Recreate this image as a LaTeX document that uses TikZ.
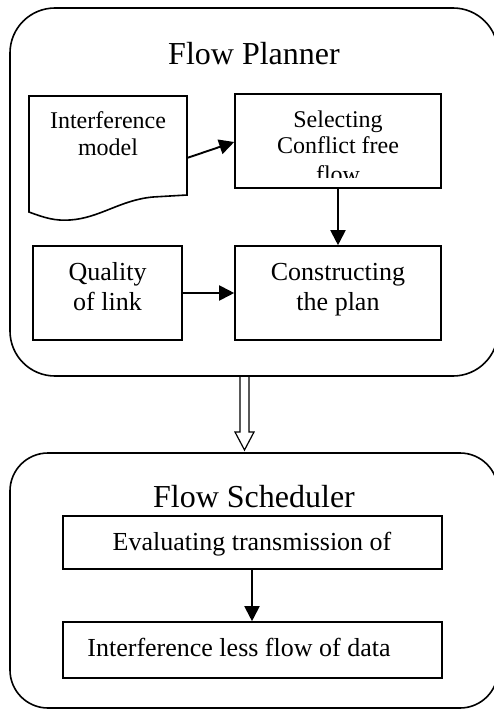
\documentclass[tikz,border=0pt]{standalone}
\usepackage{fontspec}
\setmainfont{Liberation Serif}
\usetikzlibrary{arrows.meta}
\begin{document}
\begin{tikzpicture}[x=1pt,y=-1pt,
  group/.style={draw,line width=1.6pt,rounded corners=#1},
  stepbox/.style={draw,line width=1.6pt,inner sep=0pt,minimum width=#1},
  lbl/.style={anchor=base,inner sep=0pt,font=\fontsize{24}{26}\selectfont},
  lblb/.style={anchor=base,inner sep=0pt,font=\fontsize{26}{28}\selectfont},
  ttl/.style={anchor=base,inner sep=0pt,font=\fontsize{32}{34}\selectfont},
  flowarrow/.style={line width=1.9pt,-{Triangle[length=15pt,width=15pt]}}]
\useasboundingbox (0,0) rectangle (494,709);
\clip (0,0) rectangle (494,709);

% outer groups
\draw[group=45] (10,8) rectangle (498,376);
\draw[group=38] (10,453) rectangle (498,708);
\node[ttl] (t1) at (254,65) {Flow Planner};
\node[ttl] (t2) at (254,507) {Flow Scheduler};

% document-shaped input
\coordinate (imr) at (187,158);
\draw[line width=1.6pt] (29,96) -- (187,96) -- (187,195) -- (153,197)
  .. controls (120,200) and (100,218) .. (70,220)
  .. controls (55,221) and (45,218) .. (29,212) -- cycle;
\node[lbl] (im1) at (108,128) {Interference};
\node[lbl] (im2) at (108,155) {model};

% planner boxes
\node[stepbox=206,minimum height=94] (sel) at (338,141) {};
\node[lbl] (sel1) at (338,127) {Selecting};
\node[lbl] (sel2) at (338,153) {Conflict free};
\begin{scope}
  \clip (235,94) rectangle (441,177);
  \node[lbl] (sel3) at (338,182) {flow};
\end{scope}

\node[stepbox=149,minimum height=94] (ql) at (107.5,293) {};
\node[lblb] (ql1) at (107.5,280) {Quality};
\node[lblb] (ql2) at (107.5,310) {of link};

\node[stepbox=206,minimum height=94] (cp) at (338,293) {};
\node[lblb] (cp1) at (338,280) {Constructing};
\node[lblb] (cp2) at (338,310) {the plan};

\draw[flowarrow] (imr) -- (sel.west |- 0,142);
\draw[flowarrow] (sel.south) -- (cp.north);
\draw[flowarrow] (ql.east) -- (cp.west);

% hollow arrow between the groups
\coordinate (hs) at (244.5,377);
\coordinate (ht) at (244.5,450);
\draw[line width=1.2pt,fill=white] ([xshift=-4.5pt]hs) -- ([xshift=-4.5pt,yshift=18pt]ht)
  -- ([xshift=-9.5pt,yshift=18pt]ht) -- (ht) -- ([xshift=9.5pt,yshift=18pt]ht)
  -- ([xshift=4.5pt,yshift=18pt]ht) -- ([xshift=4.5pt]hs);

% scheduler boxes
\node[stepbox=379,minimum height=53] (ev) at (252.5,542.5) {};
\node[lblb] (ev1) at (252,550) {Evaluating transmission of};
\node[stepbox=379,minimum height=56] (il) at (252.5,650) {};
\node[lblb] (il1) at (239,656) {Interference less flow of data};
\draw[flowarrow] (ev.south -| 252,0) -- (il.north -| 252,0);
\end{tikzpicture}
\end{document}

---+---

◆ **WHAT IS NEEDED**:
Omitting all pictures, restate exactly the lines of the material from its start through the line that contains "(ql.east) -- (cp.west);".

◆ **TASK SOLUTION**:
Recreate this image as a LaTeX document that uses TikZ.
\documentclass[tikz,border=0pt]{standalone}
\usepackage{fontspec}
\setmainfont{Liberation Serif}
\usetikzlibrary{arrows.meta}
\begin{document}
\begin{tikzpicture}[x=1pt,y=-1pt,
  group/.style={draw,line width=1.6pt,rounded corners=#1},
  stepbox/.style={draw,line width=1.6pt,inner sep=0pt,minimum width=#1},
  lbl/.style={anchor=base,inner sep=0pt,font=\fontsize{24}{26}\selectfont},
  lblb/.style={anchor=base,inner sep=0pt,font=\fontsize{26}{28}\selectfont},
  ttl/.style={anchor=base,inner sep=0pt,font=\fontsize{32}{34}\selectfont},
  flowarrow/.style={line width=1.9pt,-{Triangle[length=15pt,width=15pt]}}]
\useasboundingbox (0,0) rectangle (494,709);
\clip (0,0) rectangle (494,709);

% outer groups
\draw[group=45] (10,8) rectangle (498,376);
\draw[group=38] (10,453) rectangle (498,708);
\node[ttl] (t1) at (254,65) {Flow Planner};
\node[ttl] (t2) at (254,507) {Flow Scheduler};

% document-shaped input
\coordinate (imr) at (187,158);
\draw[line width=1.6pt] (29,96) -- (187,96) -- (187,195) -- (153,197)
  .. controls (120,200) and (100,218) .. (70,220)
  .. controls (55,221) and (45,218) .. (29,212) -- cycle;
\node[lbl] (im1) at (108,128) {Interference};
\node[lbl] (im2) at (108,155) {model};

% planner boxes
\node[stepbox=206,minimum height=94] (sel) at (338,141) {};
\node[lbl] (sel1) at (338,127) {Selecting};
\node[lbl] (sel2) at (338,153) {Conflict free};
\begin{scope}
  \clip (235,94) rectangle (441,177);
  \node[lbl] (sel3) at (338,182) {flow};
\end{scope}

\node[stepbox=149,minimum height=94] (ql) at (107.5,293) {};
\node[lblb] (ql1) at (107.5,280) {Quality};
\node[lblb] (ql2) at (107.5,310) {of link};

\node[stepbox=206,minimum height=94] (cp) at (338,293) {};
\node[lblb] (cp1) at (338,280) {Constructing};
\node[lblb] (cp2) at (338,310) {the plan};

\draw[flowarrow] (imr) -- (sel.west |- 0,142);
\draw[flowarrow] (sel.south) -- (cp.north);
\draw[flowarrow] (ql.east) -- (cp.west);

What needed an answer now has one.